Here's a passage from John Fante's novel The Brotherhood of the Grape, describing the main character's return to his parents' home where his mother has made a meal:
The baked eggplant took me back to the childhood of my life when they were a nickel apiece and a great feast, purple globular marvels bulging jolly and generous, rich Arab uncles eager to fill our stomachs, so beautiful I wanted to cry.
The thin slices of veal had me fighting tears again as I washed them down with Joe Musso's magnificent wine from the nearby foothills. And the gnocchi prepared in butter and milk finally did it. I covered my eyes over the plate and wept with joy, sopping my tears with a napkin, gurgling as if in my mother's womb, so sweet and peaceful and filling my mouth with life forever. She saw my wet eyes, for there was no hiding them.

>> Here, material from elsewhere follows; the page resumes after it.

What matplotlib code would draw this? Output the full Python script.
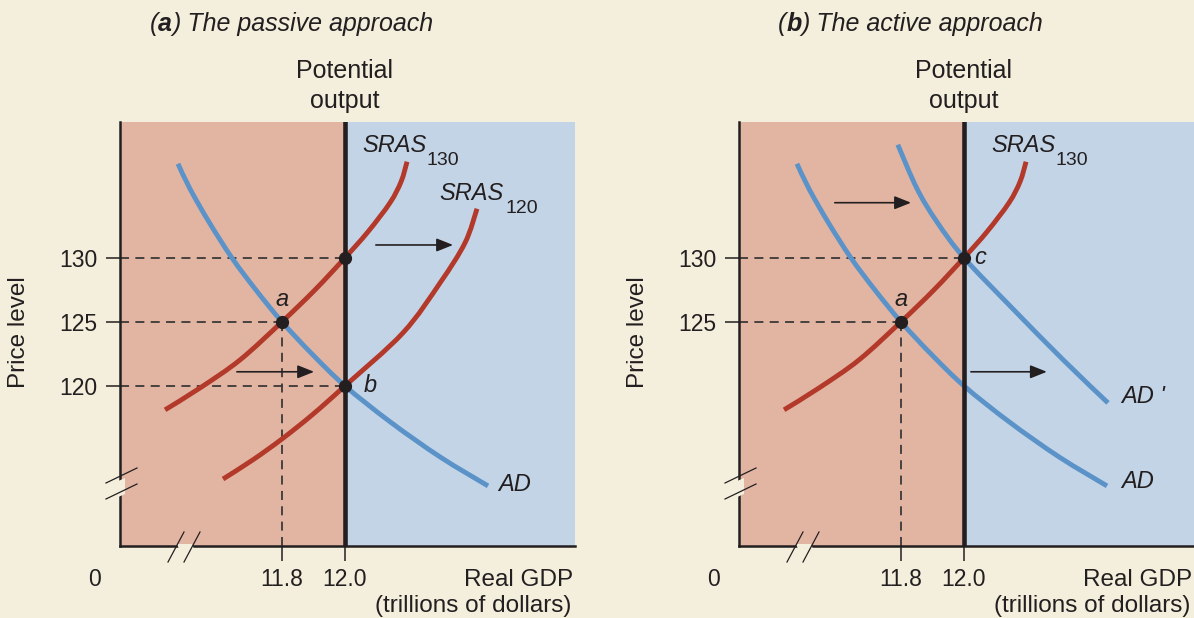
import matplotlib.pyplot as plt
from matplotlib.patches import Polygon, PathPatch
from matplotlib.path import Path
from matplotlib.text import Annotation

# =========================
# Colours / fonts
# =========================
CREAM = "#f3efdc"
PINK = "#e2b5a3"
BLUE_BG = "#c3d4e7"
RED = "#b3392a"
BLUE = "#5b93c9"
INK = "#231f20"

plt.rcParams["font.family"] = ["Liberation Sans", "DejaVu Sans"]

# =========================
# Data (real GDP in trillions, price level)
# =========================
X_MIN, X_MAX = 11.286, 12.73
Y_MIN, Y_MAX = 107.5, 140.6
POTENTIAL = 12.0

PRICE_TICKS_A = [120, 125, 130]
PRICE_TICKS_B = [125, 130]
GDP_TICKS = [11.8, 12.0]
GDP_TICK_LABELS = ["11.8", "12.0"]

AD_GDP = [11.470, 11.508, 11.568, 11.641, 11.717, 11.8, 11.895, 12.0, 12.143, 12.302, 12.454]
AD_PRICE = [137.34, 135.39, 132.81, 130.0, 127.5, 125.0, 122.5, 120.0, 117.2, 114.45, 112.19]

AD2_GDP = [11.790, 11.851, 11.914, 12.0, 12.149, 12.315, 12.457]
AD2_PRICE = [138.83, 135.39, 132.81, 130.0, 126.17, 122.03, 118.67]

SRAS130_GDP = [11.429, 11.540, 11.667, 11.8, 11.905, 12.0, 12.073, 12.143, 12.178, 12.197]
SRAS130_PRICE = [118.13, 119.84, 122.03, 125.0, 127.5, 130.0, 132.03, 134.30, 135.94, 137.5]

SRAS120_GDP = [11.613, 11.708, 11.803, 11.898, 12.0, 12.184, 12.302, 12.381, 12.419]
SRAS120_PRICE = [112.73, 114.23, 115.91, 117.78, 120.0, 124.14, 128.05, 131.17, 133.83]

# equilibrium points
PTS_A_GDP = [11.8, 12.0, 12.0]
PTS_A_PRICE = [125, 120, 130]
PTS_B_GDP = [11.8, 12.0]
PTS_B_PRICE = [125, 130]


def px_to_axes(px, py, left=120):
    # decorations measured on the picture, relative to the axes box
    return ((px - left) / 455.0, (546 - py) / 424.0)


def smooth_curve(ax, xs, ys, color):
    # cubic bezier through the read points (catmull-rom handles)
    pts = list(zip(xs, ys))
    n = len(pts)
    verts = [pts[0]]
    codes = [Path.MOVETO]
    for i in range(n - 1):
        p0 = pts[max(i - 1, 0)]
        p1 = pts[i]
        p2 = pts[i + 1]
        p3 = pts[min(i + 2, n - 1)]
        c1 = (p1[0] + (p2[0] - p0[0]) / 6, p1[1] + (p2[1] - p0[1]) / 6)
        c2 = (p2[0] - (p3[0] - p1[0]) / 6, p2[1] - (p3[1] - p1[1]) / 6)
        verts += [c1, c2, p2]
        codes += [Path.CURVE4] * 3
    patch = PathPatch(Path(verts, codes), facecolor="none", edgecolor=color,
                      lw=3.5, capstyle="butt", joinstyle="round", zorder=2)
    ax.add_patch(patch)


def setup_axes(ax, yticks):
    ax.set_xlim(X_MIN, X_MAX)
    ax.set_ylim(Y_MIN, Y_MAX)
    ax.set_facecolor("none")
    ax.axvspan(X_MIN, POTENTIAL, color=PINK, lw=0, zorder=0)
    ax.axvspan(POTENTIAL, X_MAX, color=BLUE_BG, lw=0, zorder=0)

    for s in ["top", "right"]:
        ax.spines[s].set_visible(False)
    for s in ["left", "bottom"]:
        ax.spines[s].set_linewidth(1.8)
        ax.spines[s].set_color(INK)
        ax.spines[s].set_zorder(5)

    ax.set_yticks(yticks)
    ax.set_yticklabels([str(t) for t in yticks])
    ax.set_xticks(GDP_TICKS)
    ax.set_xticklabels(GDP_TICK_LABELS)
    ax.tick_params(axis="y", direction="out", length=10, width=1.1, color=INK,
                   labelsize=16.5, labelcolor=INK, pad=6)
    ax.tick_params(axis="x", direction="out", length=11, width=1.1, color=INK,
                   labelsize=16.5, labelcolor=INK, pad=5)

    ax.axvline(POTENTIAL, color=INK, lw=3.3, zorder=4)

    ax.text(-0.222, 0.505, "Price level", transform=ax.transAxes, rotation=90,
            ha="center", va="center", fontsize=17.5, color=INK)
    ax.text(POTENTIAL, 1.085, "Potential\noutput", transform=ax.get_xaxis_transform(),
            ha="center", va="center", fontsize=18, color=INK, linespacing=1.3)
    ax.text(-0.055, -0.080, "0", transform=ax.transAxes, ha="center", va="center",
            fontsize=16.5, color=INK)
    ax.text(0.996, -0.080, "Real GDP", transform=ax.transAxes, ha="right", va="center",
            fontsize=17.5, color=INK)
    ax.text(0.993, -0.142, "(trillions of dollars)", transform=ax.transAxes, ha="right",
            va="center", fontsize=17.5, color=INK)

    # axis breaks
    y_gap = Polygon([px_to_axes(116, 482), px_to_axes(125, 478),
                     px_to_axes(125, 494), px_to_axes(116, 498)],
                    closed=True, transform=ax.transAxes, facecolor=CREAM,
                    edgecolor="none", clip_on=False, zorder=6)
    ax.add_patch(y_gap)
    x_gap = Polygon([px_to_axes(177, 544), px_to_axes(179, 549),
                     px_to_axes(194, 549), px_to_axes(192, 544)],
                    closed=True, transform=ax.transAxes, facecolor=CREAM,
                    edgecolor="none", clip_on=False, zorder=6)
    ax.add_patch(x_gap)
    for (x0, y0), (x1, y1) in [((106, 483), (137, 468)), ((106, 499), (137, 484)),
                               ((168, 562), (184, 532)), ((184, 562), (200, 532))]:
        a0 = px_to_axes(x0, y0)
        a1 = px_to_axes(x1, y1)
        ax.plot([a0[0], a1[0]], [a0[1], a1[1]], transform=ax.transAxes,
                color=INK, lw=0.9, clip_on=False, zorder=7)


def dashed_guides(ax, gdp, price, vertical=False):
    kw = dict(color="#3b3838", lw=1.3, linestyle=(0, (5, 3.5)), zorder=1)
    ax.plot([X_MIN, gdp], [price, price], **kw)
    if vertical:
        ax.plot([gdp, gdp], [Y_MIN, price], **kw)


def arrow(ax, x0, x1, y):
    ax.annotate("", xy=(x1, y), xytext=(x0, y),
                arrowprops=dict(arrowstyle="-|>,head_length=0.5,head_width=0.2",
                                lw=1.2, color=INK, shrinkA=0, shrinkB=0,
                                mutation_scale=20), zorder=3)


def sras_label(ax, x, y, sub_x, sub_y, sub):
    ax.text(x, y, "SRAS", ha="left", va="center", fontsize=17, style="italic", color=INK)
    ax.text(sub_x, sub_y, sub, ha="left", va="center", fontsize=14, color=INK)


fig = plt.figure(figsize=(11.94, 6.18), dpi=100, facecolor=CREAM)
ax_a = fig.add_axes([120 / 1194, 72 / 618, 455 / 1194, 424 / 618])
ax_b = fig.add_axes([739 / 1194, 72 / 618, 455 / 1194, 424 / 618])

# =========================
# (a) passive
# =========================
setup_axes(ax_a, PRICE_TICKS_A)
dashed_guides(ax_a, 12.0, 130)
dashed_guides(ax_a, 11.8, 125, vertical=True)
dashed_guides(ax_a, 12.0, 120)
smooth_curve(ax_a, AD_GDP, AD_PRICE, BLUE)
smooth_curve(ax_a, SRAS130_GDP, SRAS130_PRICE, RED)
smooth_curve(ax_a, SRAS120_GDP, SRAS120_PRICE, RED)
ax_a.plot(PTS_A_GDP, PTS_A_PRICE, "o", color=INK, ms=8.5, zorder=6)
arrow(ax_a, 12.098, 12.343, 131.0)
arrow(ax_a, 11.657, 11.902, 121.1)
ax_a.annotate("a", xy=(11.8, 125), xytext=(0, 16), textcoords="offset points",
              ha="center", va="center", fontsize=17, style="italic", color=INK)
ax_a.annotate("b", xy=(12.0, 120), xytext=(18, 0), textcoords="offset points",
              ha="center", va="center", fontsize=17, style="italic", color=INK)
sras_label(ax_a, 12.054, 138.75, 12.260, 137.6, "130")
sras_label(ax_a, 12.298, 135.0, 12.508, 133.85, "120")
ax_a.text(12.486, 112.27, "AD", ha="left", va="center", fontsize=17,
          style="italic", color=INK)

# =========================
# (b) active
# =========================
setup_axes(ax_b, PRICE_TICKS_B)
dashed_guides(ax_b, 12.0, 130)
dashed_guides(ax_b, 11.8, 125, vertical=True)
smooth_curve(ax_b, AD_GDP, AD_PRICE, BLUE)
smooth_curve(ax_b, AD2_GDP, AD2_PRICE, BLUE)
smooth_curve(ax_b, SRAS130_GDP, SRAS130_PRICE, RED)
ax_b.plot(PTS_B_GDP, PTS_B_PRICE, "o", color=INK, ms=8.5, zorder=6)
arrow(ax_b, 11.590, 11.832, 134.3)
arrow(ax_b, 12.022, 12.263, 121.1)
ax_b.annotate("a", xy=(11.8, 125), xytext=(0, 16), textcoords="offset points",
              ha="center", va="center", fontsize=17, style="italic", color=INK)
ax_b.annotate("c", xy=(12.0, 130), xytext=(12, 0), textcoords="offset points",
              ha="center", va="center", fontsize=17, style="italic", color=INK)
sras_label(ax_b, 12.086, 138.75, 12.292, 137.6, "130")
ax_b.text(12.498, 112.5, "AD", ha="left", va="center", fontsize=17,
          style="italic", color=INK)
ax_b.text(12.498, 119.14, "AD '", ha="left", va="center", fontsize=17,
          style="italic", color=INK)


# =========================
# titles: "(a) The passive approach" with the letter in bold
# =========================
def panel_title(x, letter, rest):
    t1 = fig.text(x, 1 - 24 / 618, "(", ha="left", va="center", fontsize=18,
                  style="italic", color=INK)
    t2 = fig.add_artist(Annotation(letter, xy=(1, 0), xycoords=t1, va="bottom",
                                   ha="left", fontsize=18, style="italic",
                                   weight="bold", color=INK))
    fig.add_artist(Annotation(") " + rest, xy=(1, 0), xycoords=t2, va="bottom",
                              ha="left", fontsize=18, style="italic", color=INK))


panel_title(150 / 1194, "a", "The passive approach")
panel_title(778 / 1194, "b", "The active approach")

fig.savefig("out.png", dpi=100, facecolor=CREAM)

The kitchen. La cucina, the true mother country, this warm cave of the good witch deep in the desolate land of loneliness, with pots of sweet potions bubbling over the fire, a cavern of magic herbs, rosemary and thyme and sage and oregano, balm of the lotus that brought sanity to lunatics, peace to the troubled, joy to the joyless, this small twenty-by-twenty world, the altar a kitchen range, the magic circle a checkered tablecloth where the children fed, the old children, lured back to their beginnings, the taste of mother's milk still haunting their memories, fragrance in the nostrils, eyes brightening, the wicked world receding as the old mother witch sheltered her brood from the wolves outside.
Beguiled and voracious Virgil filled his cheeks with gnocchi and eggplant and veal, and flooded them down his gullet with the fabulous grape of Joe Musso, spellbound, captivated, mooning over his great mother, enrapturing her with loving glances, even pausing midst his greed to lift her hand and kiss gratefully. She laughed to see how completely she had woven her spell...
This is from The Rebel Angels, by Robertson Davies. Two characters are at an Italian restaurant that caters to students of the university where the novel is set. One of them orders the meal:
"Let's start with a big go of shrimp. Frozen, undoubtedly, but as it's the best you mean to do for me, let's give ourselves up to third-class luxury. And lots of very hot sauce. To follow that, an omelet frittata with chicken stuffing. Then spaghetti, again; it was quite passable last time, but double the order, and I'm sure they can manage a more piquant sauce. Tell the chef to throw in a few extra peppers; my friend will pay. Then zabaglione, and don't spare the booze in the mixture. We'll top off with lots and lots of cheese; the goatiest and messiest you have, because I like my cheese opinionated. We'll need at least a loaf of that crusty Italian bread, unsalted butter, some green stuff - a really good belch-lifting radish, if you have such a thing - and some garlic butter to rub on this and that, as we need it. Coffee nicely frothed. Now as for drink - God, what a list! Well, no use complaining; let's have a fiasco each of Orvieto and Chianti, and don't chill the Orvieto, because God never intended that and I won't be a party to it. And we'll talk about Strega when things are a little further advanced. And make it quick.
"I've ordered well, don't you think? A good meal should be a performance; the Edwardians understood that. Their meals were a splendid form of theatre, like a play by Pinero, with skilful preparation, expectation, denouement, and satisfactory ending. The well-made play: the well-made meal. Drama one can eat. Then of course Shaw and Galsworthy came along and the theatre and the meals became high-minded: the plays were robbed of their delicious adulteries and the meals became messes of pondweed, and a boiled egg if you were really stuffing yourself."